Because they’re thinking that every gay character’s the same person?
You’d never say that to someone who’s playing a straight guy all the time. You talk about all the other aspects of their personality or what they’re going through. It’s the same way, being gay — all the gay characters I’ve played go through vastly different things. I think, especially in theater, there are a lot of very complex, different gay roles.
Especially in theater, maybe less so in movies and TV.
And hopefully, that will change.
Was there a part of the show that you feel like you’ll particularly miss performing, a scene or a moment?
I think I’ll just, I’ll miss the whole shebang, just because it’s such a really spectacular part for me, y’know? Getting to work with Barbara Barrie has been just a true gift. I think I’ll miss acting with her quite a lot. Those scenes were always my favorite, so I guess I would say those scenes. Acting with all of them, and acting with Barbara, but acting with all of them. It’s just been such a rare treasure.

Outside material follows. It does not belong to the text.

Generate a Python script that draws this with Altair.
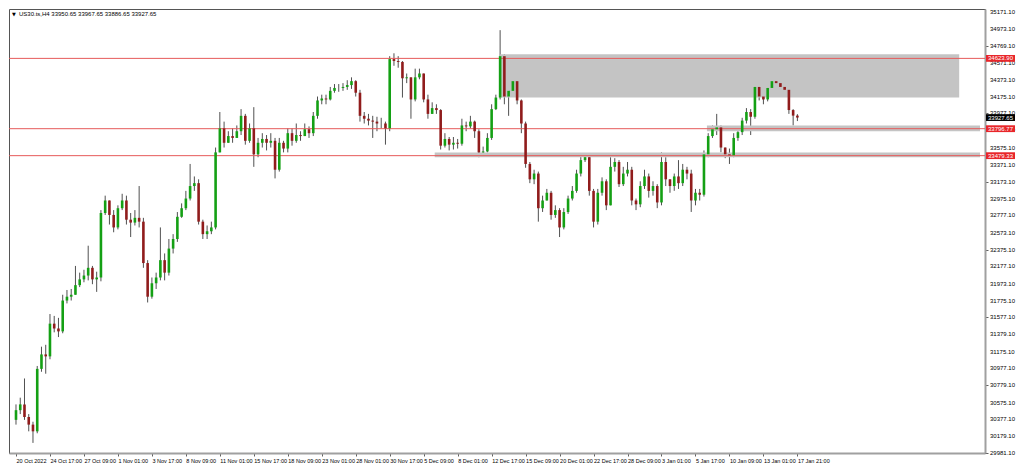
import json
import altair as alt
import pandas as pd

# ---------------- data ----------------
symbol = "US30.ts,H4"
first_open = 30371

closes = [
    30485, 30553, 30405, 30315, 30236, 30971, 31141, 31118, 31503, 31446,
    31412, 31775, 31820, 31843, 31956, 32024, 32069, 32160, 32024, 32046,
    32805, 32952, 32782, 32635, 32861, 32952, 32726, 32692, 32748, 32703,
    32216, 31820, 31978, 32046, 32250, 32103, 32386, 32499, 32760, 32861,
    32975, 33122, 33156, 32703, 32556, 32590, 32635, 33518, 33801, 33631,
    33710, 33688, 33767, 33948, 33654, 33801, 33495, 33631, 33676, 33631,
    33654, 33314, 33631, 33563, 33744, 33654, 33722, 33710, 33790, 33744,
    33948, 34129, 34152, 34141, 34242, 34276, 34276, 34288, 34310, 34356,
    34220, 33948, 33914, 33892, 33880, 33858, 33858, 33801, 34616, 34593,
    34582, 34390, 34401, 34141, 34401, 34446, 34141, 33971, 34039, 34016,
    33597, 33676, 33609, 33631, 33620, 33835, 33824, 33880, 33767, 33518,
    33529, 33688, 34027, 34163, 34650, 34175, 34242, 34356, 34129, 33858,
    33382, 33201, 33269, 32861, 32952, 33043, 32782, 32839, 32635, 32816,
    32975, 33065, 33269, 33427, 33461, 33065, 32703, 33043, 33178, 32895,
    33348, 33405, 33144, 33269, 33314, 32952, 32907, 33122, 33235, 33065,
    33122, 32929, 33405, 33201, 33122, 33235, 33156, 33314, 33269, 32952,
    33043, 33020, 33495, 33710, 33790, 33812, 33575, 33495, 33484, 33688,
    33756, 33892, 33993, 33937, 34288, 34175, 34141, 34276, 34356, 34333,
    34288, 34254, 34016, 33950.65, 33927.65,
]

highs = [
    30553, 30632, 30858, 30439, 30349, 31005, 31232, 31254, 31616, 31594,
    31571, 31843, 31899, 31911, 32182, 32103, 32137, 32420, 32182, 32114,
    32839, 33009, 32952, 32839, 32895, 33031, 33009, 32805, 32839, 33122,
    32748, 32250, 32046, 32103, 32635, 32329, 32499, 32556, 32816, 32918,
    33065, 33382, 33235, 33201, 32726, 32658, 32703, 33575, 33993, 33880,
    33767, 33801, 33835, 34027, 33971, 33858, 34050, 33688, 33744, 33722,
    33744, 33688, 33688, 33654, 33801, 33801, 33858, 33767, 33858, 33824,
    33993, 34175, 34197, 34197, 34288, 34322, 34322, 34333, 34367, 34401,
    34367, 34254, 33993, 33971, 33948, 33937, 33925, 33880, 34650, 34684,
    34650, 34593, 34446, 34401, 34503, 34503, 34446, 34197, 34107, 34084,
    34027, 33744, 33699, 33699, 33676, 33914, 33880, 33948, 33892, 33790,
    33586, 33744, 34084, 34197, 34956, 34673, 34288, 34401, 34458, 34141,
    33880, 33405, 33314, 33292, 33009, 33088, 33065, 32895, 32862, 32862,
    33009, 33122, 33314, 33473, 33495, 33484, 33088, 33088, 33224, 33201,
    33461, 33450, 33427, 33348, 33405, 33348, 32975, 33178, 33314, 33269,
    33178, 33144, 33518, 33461, 33201, 33269, 33427, 33382, 33348, 33314,
    33088, 33088, 33541, 33744, 33835, 33971, 33835, 33575, 33563, 33744,
    33801, 33925, 34039, 34027, 34322, 34310, 34242, 34310, 34401, 34390,
    34367, 34310, 34276, 34027, 33967.65,
]

lows = [
    30315, 30439, 30371, 30236, 30100, 30213, 30937, 30914, 31084, 31401,
    31345, 31390, 31741, 31775, 31854, 31933, 31990, 32012, 31967, 31877,
    32001, 32782, 32669, 32578, 32612, 32839, 32669, 32522, 32658, 32635,
    32160, 31752, 31797, 31911, 32012, 32012, 32069, 32329, 32465, 32748,
    32839, 32952, 33065, 32669, 32499, 32499, 32556, 32612, 33518, 33575,
    33631, 33631, 33688, 33722, 33609, 33631, 33348, 33461, 33575, 33541,
    33575, 33212, 33292, 33518, 33518, 33597, 33631, 33654, 33722, 33688,
    33710, 33914, 34084, 34084, 34129, 34220, 34231, 34242, 34254, 34265,
    34175, 33880, 33858, 33835, 33688, 33767, 33801, 33609, 33767, 34537,
    34514, 34163, 34333, 33914, 34118, 34378, 34107, 33914, 33971, 33971,
    33552, 33575, 33541, 33552, 33563, 33597, 33767, 33801, 33688, 33461,
    33484, 33518, 33665, 34016, 34141, 34084, 33948, 34175, 34084, 33744,
    33337, 33156, 33144, 32703, 32817, 32952, 32726, 32748, 32522, 32612,
    32794, 32952, 33043, 33235, 33405, 33009, 32635, 32669, 33009, 32839,
    32895, 33292, 33111, 33122, 33235, 32895, 32839, 32873, 33088, 32986,
    33009, 32862, 32895, 33122, 33043, 33066, 33088, 33122, 33201, 32817,
    32895, 32952, 32998, 33461, 33688, 33722, 33518, 33450, 33382, 33461,
    33654, 33722, 33858, 33722, 33914, 34129, 34084, 34118, 34254, 34288,
    34242, 34197, 33971, 33835, 33886.65,
]

time_labels = [
    "20 Oct 2022", "24 Oct 17:00", "27 Oct 09:00", "1 Nov 01:00", "3 Nov 17:00",
    "8 Nov 09:00", "11 Nov 01:00", "15 Nov 17:00", "18 Nov 09:00", "23 Nov 01:00",
    "28 Nov 01:00", "30 Nov 17:00", "5 Dec 09:00", "8 Dec 01:00", "12 Dec 17:00",
    "15 Dec 09:00", "20 Dec 01:00", "22 Dec 17:00", "28 Dec 09:00", "3 Jan 01:00",
    "5 Jan 17:00", "10 Jan 09:00", "13 Jan 01:00", "17 Jan 21:00",
]
label_step = 8  # candles between two time labels

price_ticks = [
    35171.10, 34973.10, 34769.10, 34571.10, 34373.10, 34175.10, 33977.10,
    33779.10, 33575.10, 33371.10, 33173.10, 32975.10, 32777.10, 32573.10,
    32375.10, 32177.10, 31973.10, 31775.10, 31577.10, 31379.10, 31175.10,
    30977.10, 30779.10, 30575.10, 30377.10, 30179.10, 29981.10,
]

level_prices = [34623.90, 33796.77, 33479.33]

zone_start = [114.0, 162.7, 98.6]
zone_end = [222.1, 227.0, 227.0]
zone_top = [34673, 33835, 33518]
zone_bottom = [34164, 33767, 33462]

# ---------------- layout ----------------
W, H = 976, 444
X_DOMAIN = [-0.47, 227.0]
Y_DOMAIN = [29981.1, 35205.0]
FONT = "Liberation Sans"
BULL, BEAR = "#14a014", "#901c1c"

opens = [first_open] + closes[:-1]
rows = []
for i, (o, h, l, c) in enumerate(zip(opens, highs, lows, closes)):
    rows.append(dict(i=i, open=o, close=c, high=max(h, o, c), low=min(l, o, c),
                     dir="up" if c >= o else "down"))
candles = pd.DataFrame(rows)

zones = pd.DataFrame(dict(x0=zone_start, x1=zone_end, top=zone_top, bottom=zone_bottom))
levels = pd.DataFrame(dict(price=level_prices))
ticks_df = pd.DataFrame(dict(price=price_ticks, label=[f"{p:.2f}" for p in price_ticks]))

last = rows[-1]
header = f"{symbol}  {last['open']:.2f} {last['high']:.2f} {last['low']:.2f} {last['close']:.2f}"

tag_prices = level_prices + [closes[-1]]
tags = pd.DataFrame(dict(
    price=tag_prices,
    label=[f"{p:.2f}" for p in tag_prices],
    kind=["level"] * len(level_prices) + ["current"],
))

xs = alt.Scale(domain=X_DOMAIN, nice=False, zero=False)
ys = alt.Scale(domain=Y_DOMAIN, nice=False, zero=False)

x_axis = alt.Axis(
    values=list(range(0, len(time_labels) * label_step, label_step)),
    labelExpr=f"{json.dumps(time_labels)}[round(datum.value/{label_step})]",
    labelAlign="left", labelBaseline="top", labelFlush=False, labelOverlap=False,
    tickSize=3, labelPadding=2, grid=False, labelFontSize=5.5,
)
y_axis = alt.Axis(
    orient="right", values=price_ticks, labels=False,
    tickSize=3, grid=False,
)

zone_layer = alt.Chart(zones).mark_rect(color="#c4c4c4").encode(
    x=alt.X("x0:Q", scale=xs, title=None), x2="x1:Q",
    y=alt.Y("top:Q", scale=ys, title=None), y2="bottom:Q",
)

level_layer = alt.Chart(levels).mark_rule(color="#e65a5a", strokeWidth=1).encode(
    y=alt.Y("price:Q", scale=ys, title=None),
)

wick_layer = alt.Chart(candles).mark_rule(color="#505050", strokeWidth=1).encode(
    x=alt.X("i:Q", scale=xs, axis=x_axis, title=None),
    y=alt.Y("low:Q", scale=ys, axis=y_axis, title=None),
    y2="high:Q",
)

body_layer = alt.Chart(candles).mark_bar(size=2.6).encode(
    x=alt.X("i:Q", scale=xs, title=None),
    y=alt.Y("open:Q", scale=ys, title=None),
    y2="close:Q",
    color=alt.Color("dir:N", scale=alt.Scale(domain=["up", "down"], range=[BULL, BEAR]), legend=None),
)

tick_text = alt.Chart(ticks_df).mark_text(
    align="left", baseline="middle", color="#000000", fontSize=6, font=FONT
).encode(
    x=alt.value(W + 5),
    y=alt.Y("price:Q", scale=ys, title=None),
    text="label:N",
)

tag_box = alt.Chart(tags).transform_calculate(
    lo="datum.price - 40", hi="datum.price + 40"
).mark_bar().encode(
    x=alt.value(W + 1), x2=alt.value(W + 30),
    y=alt.Y("lo:Q", scale=ys, title=None), y2="hi:Q",
    color=alt.Color("kind:N", scale=alt.Scale(domain=["level", "current"], range=["#e8262a", "#000000"]), legend=None),
)

tag_text = alt.Chart(tags).mark_text(
    align="left", baseline="middle", color="white", fontSize=6, font=FONT
).encode(
    x=alt.value(W + 3),
    y=alt.Y("price:Q", scale=ys, title=None),
    text="label:N",
)

head_df = pd.DataFrame(dict(t=[header], m=["\u25bc"]))
head_text = alt.Chart(head_df).mark_text(
    align="left", baseline="middle", fontSize=6, font=FONT, color="#000000"
).encode(x=alt.value(10), y=alt.value(5), text="t:N")
head_mark = alt.Chart(head_df).mark_text(
    align="left", baseline="middle", fontSize=5, font="DejaVu Sans", color="#000000"
).encode(x=alt.value(3), y=alt.value(5), text="m:N")

chart = alt.layer(
    wick_layer, zone_layer, level_layer, body_layer, tick_text, tag_box, tag_text, head_text, head_mark
).resolve_scale(color="independent").properties(
    width=W, height=H, padding=0, background="white"
).configure_view(
    stroke="#555555", strokeWidth=1
).configure_axis(
    labelFont=FONT, labelFontSize=6, labelColor="#000000",
    tickColor="#606060", domainColor="#a0a0a0", domainWidth=2,
)

chart.save("out.html", embed_options={"renderer": "svg", "actions": False})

Was it hard saying good-bye to your castmates?
That’s one of the hardest parts of the whole thing. We’ve all grown to really love each other and depend on each other. In the past couple of days we’ve actually seen each other, so it’s kinda been easier, but I don’t know. It makes me actually very sad. I saw Rebecca [Naomi Jones], Lindsay [Mendez], and Sas [Goldberg] last night. We’ve become kind of a family. I hope that we maintain that.
For those people who came to see Significant Other and might’ve gotten interested in seeing more theater, what do you recommend that they go see next or what do you hope they’d seek out?
I’m really excited about new work all the time, so I would say like playwrights excite me — Joshua Harmon, Branden Jacobs-Jenkins, Annie Baker, Stephen Karam, Samuel D. Hunter, they are people with really interesting voices. I saw The Wolves, that’s the last play I saw that I kind of went nuts for. It was a very psychologically rich play with these girls that you knew deeply. I think that’s really hard for them to pull of writing-wise and also acting-wise. So I think it was just such a success.
This interview has been edited and condensed.